Stated problem. Copy exactly the lines from the first line of the records below through the line containing "c.fillRect(left, top, w, h);", including both, and nothing else.

Material to process.
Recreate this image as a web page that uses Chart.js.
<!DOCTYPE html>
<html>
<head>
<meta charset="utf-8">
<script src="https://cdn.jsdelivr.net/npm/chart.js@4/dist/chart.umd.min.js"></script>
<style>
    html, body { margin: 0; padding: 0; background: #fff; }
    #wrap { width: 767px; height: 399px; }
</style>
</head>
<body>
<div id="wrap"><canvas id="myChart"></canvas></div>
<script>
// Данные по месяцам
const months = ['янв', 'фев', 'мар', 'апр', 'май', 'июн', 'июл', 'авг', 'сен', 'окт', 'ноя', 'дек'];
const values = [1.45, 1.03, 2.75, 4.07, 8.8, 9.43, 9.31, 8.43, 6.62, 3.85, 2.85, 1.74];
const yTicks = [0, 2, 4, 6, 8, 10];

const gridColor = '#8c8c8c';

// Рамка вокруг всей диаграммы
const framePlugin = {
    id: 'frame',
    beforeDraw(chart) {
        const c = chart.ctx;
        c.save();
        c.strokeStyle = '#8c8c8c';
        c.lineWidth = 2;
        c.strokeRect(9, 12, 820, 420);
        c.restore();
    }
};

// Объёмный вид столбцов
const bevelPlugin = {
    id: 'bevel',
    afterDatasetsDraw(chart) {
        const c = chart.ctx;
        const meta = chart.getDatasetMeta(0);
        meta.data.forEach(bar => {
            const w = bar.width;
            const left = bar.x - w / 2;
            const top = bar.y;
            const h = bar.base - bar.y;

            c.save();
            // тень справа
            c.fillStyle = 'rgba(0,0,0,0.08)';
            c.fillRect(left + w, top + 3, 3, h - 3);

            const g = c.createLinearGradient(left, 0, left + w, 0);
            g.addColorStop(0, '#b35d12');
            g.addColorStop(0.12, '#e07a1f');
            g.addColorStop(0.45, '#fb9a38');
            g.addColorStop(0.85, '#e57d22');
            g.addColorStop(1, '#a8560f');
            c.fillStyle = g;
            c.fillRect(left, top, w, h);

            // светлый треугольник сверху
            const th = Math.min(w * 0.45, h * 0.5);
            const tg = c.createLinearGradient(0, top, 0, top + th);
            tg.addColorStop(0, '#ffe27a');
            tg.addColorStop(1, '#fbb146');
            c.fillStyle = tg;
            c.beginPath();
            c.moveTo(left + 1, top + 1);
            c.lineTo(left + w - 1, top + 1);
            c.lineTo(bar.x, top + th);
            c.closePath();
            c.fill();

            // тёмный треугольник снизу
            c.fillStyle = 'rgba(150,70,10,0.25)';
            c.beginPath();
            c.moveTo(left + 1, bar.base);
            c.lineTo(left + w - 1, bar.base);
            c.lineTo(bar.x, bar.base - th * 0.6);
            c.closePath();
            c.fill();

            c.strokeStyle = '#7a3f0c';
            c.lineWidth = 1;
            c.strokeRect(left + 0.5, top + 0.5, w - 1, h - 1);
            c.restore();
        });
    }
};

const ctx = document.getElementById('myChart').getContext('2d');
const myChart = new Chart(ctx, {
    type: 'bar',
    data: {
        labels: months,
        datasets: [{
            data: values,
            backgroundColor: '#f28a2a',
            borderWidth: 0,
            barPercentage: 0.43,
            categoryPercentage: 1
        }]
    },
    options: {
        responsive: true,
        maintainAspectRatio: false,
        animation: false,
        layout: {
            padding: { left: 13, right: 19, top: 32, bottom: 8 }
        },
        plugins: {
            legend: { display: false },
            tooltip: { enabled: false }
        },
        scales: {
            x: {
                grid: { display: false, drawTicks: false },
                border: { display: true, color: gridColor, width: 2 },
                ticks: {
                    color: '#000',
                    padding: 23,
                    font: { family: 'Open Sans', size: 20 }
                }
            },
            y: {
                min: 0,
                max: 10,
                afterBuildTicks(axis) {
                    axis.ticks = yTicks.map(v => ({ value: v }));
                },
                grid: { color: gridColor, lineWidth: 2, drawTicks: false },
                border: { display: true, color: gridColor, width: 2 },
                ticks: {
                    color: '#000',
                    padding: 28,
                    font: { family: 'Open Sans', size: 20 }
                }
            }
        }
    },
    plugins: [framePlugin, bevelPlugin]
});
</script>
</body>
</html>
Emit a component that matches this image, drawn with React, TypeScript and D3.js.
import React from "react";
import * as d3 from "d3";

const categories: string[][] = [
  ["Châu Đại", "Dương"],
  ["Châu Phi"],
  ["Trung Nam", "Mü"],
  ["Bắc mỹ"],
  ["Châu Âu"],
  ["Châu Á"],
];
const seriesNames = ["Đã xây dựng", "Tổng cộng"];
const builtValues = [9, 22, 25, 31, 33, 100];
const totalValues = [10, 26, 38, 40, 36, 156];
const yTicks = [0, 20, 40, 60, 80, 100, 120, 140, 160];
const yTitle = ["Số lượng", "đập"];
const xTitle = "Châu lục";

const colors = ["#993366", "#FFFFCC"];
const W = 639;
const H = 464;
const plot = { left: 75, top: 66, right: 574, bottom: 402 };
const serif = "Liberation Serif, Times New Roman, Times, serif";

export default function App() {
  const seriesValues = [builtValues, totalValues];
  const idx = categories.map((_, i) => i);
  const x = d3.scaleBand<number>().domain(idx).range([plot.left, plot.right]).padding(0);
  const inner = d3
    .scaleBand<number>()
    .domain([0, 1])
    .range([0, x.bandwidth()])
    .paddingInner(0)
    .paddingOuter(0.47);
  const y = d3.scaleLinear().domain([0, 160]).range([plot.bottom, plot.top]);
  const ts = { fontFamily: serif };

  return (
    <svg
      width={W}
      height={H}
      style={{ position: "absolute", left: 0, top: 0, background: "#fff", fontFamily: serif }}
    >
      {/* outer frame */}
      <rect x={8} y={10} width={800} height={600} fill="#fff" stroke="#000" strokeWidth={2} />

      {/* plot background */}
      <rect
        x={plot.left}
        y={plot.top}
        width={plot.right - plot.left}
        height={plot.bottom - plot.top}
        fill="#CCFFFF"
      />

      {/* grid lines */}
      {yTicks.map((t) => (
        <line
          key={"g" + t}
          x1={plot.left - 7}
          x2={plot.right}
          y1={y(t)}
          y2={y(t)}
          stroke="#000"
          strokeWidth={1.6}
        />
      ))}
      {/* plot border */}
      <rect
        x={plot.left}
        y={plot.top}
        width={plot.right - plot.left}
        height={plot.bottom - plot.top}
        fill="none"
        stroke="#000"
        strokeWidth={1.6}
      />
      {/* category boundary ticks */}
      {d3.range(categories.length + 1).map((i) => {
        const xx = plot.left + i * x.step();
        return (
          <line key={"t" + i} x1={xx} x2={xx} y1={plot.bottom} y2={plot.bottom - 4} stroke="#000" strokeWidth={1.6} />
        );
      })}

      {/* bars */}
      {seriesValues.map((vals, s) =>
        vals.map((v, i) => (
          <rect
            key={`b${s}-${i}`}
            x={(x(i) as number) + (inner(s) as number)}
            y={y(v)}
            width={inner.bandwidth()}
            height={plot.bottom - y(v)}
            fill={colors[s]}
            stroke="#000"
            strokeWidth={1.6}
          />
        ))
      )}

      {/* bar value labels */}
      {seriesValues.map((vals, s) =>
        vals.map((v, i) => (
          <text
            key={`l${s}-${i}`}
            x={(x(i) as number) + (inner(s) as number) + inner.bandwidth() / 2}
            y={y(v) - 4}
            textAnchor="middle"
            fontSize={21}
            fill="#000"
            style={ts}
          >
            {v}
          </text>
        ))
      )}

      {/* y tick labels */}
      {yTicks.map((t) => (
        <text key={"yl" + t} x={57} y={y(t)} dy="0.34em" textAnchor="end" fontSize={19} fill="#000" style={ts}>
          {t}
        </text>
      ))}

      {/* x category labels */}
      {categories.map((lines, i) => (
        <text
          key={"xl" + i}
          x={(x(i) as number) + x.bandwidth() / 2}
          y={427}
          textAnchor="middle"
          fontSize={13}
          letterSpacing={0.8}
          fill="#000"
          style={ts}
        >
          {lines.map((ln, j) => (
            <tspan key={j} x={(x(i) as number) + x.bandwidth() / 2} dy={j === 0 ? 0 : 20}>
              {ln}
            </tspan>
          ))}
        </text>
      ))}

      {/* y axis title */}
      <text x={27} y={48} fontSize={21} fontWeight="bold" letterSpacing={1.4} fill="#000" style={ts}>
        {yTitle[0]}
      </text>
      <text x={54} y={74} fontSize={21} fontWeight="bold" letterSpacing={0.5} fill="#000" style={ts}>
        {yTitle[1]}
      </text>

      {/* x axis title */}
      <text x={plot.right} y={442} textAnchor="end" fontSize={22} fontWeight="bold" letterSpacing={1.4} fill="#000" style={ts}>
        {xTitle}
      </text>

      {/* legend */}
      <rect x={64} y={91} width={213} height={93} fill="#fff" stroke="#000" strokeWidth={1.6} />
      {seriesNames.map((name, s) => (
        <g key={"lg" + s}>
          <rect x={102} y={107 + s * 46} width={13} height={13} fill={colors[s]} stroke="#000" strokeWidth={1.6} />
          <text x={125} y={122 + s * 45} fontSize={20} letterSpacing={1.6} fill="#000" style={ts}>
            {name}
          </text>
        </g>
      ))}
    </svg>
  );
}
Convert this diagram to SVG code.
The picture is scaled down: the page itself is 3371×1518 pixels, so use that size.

The reply.
Recreate this image as a web page that uses Chart.js.
<!DOCTYPE html>
<html>
<head>
<meta charset="utf-8">
<script src="https://cdn.jsdelivr.net/npm/chart.js@4/dist/chart.umd.min.js"></script>
<style>
    html, body { margin: 0; padding: 0; background: #fff; }
    #wrap { width: 767px; height: 399px; }
</style>
</head>
<body>
<div id="wrap"><canvas id="myChart"></canvas></div>
<script>
// Данные по месяцам
const months = ['янв', 'фев', 'мар', 'апр', 'май', 'июн', 'июл', 'авг', 'сен', 'окт', 'ноя', 'дек'];
const values = [1.45, 1.03, 2.75, 4.07, 8.8, 9.43, 9.31, 8.43, 6.62, 3.85, 2.85, 1.74];
const yTicks = [0, 2, 4, 6, 8, 10];

const gridColor = '#8c8c8c';

// Рамка вокруг всей диаграммы
const framePlugin = {
    id: 'frame',
    beforeDraw(chart) {
        const c = chart.ctx;
        c.save();
        c.strokeStyle = '#8c8c8c';
        c.lineWidth = 2;
        c.strokeRect(9, 12, 820, 420);
        c.restore();
    }
};

// Объёмный вид столбцов
const bevelPlugin = {
    id: 'bevel',
    afterDatasetsDraw(chart) {
        const c = chart.ctx;
        const meta = chart.getDatasetMeta(0);
        meta.data.forEach(bar => {
            const w = bar.width;
            const left = bar.x - w / 2;
            const top = bar.y;
            const h = bar.base - bar.y;

            c.save();
            // тень справа
            c.fillStyle = 'rgba(0,0,0,0.08)';
            c.fillRect(left + w, top + 3, 3, h - 3);

            const g = c.createLinearGradient(left, 0, left + w, 0);
            g.addColorStop(0, '#b35d12');
            g.addColorStop(0.12, '#e07a1f');
            g.addColorStop(0.45, '#fb9a38');
            g.addColorStop(0.85, '#e57d22');
            g.addColorStop(1, '#a8560f');
            c.fillStyle = g;
            c.fillRect(left, top, w, h);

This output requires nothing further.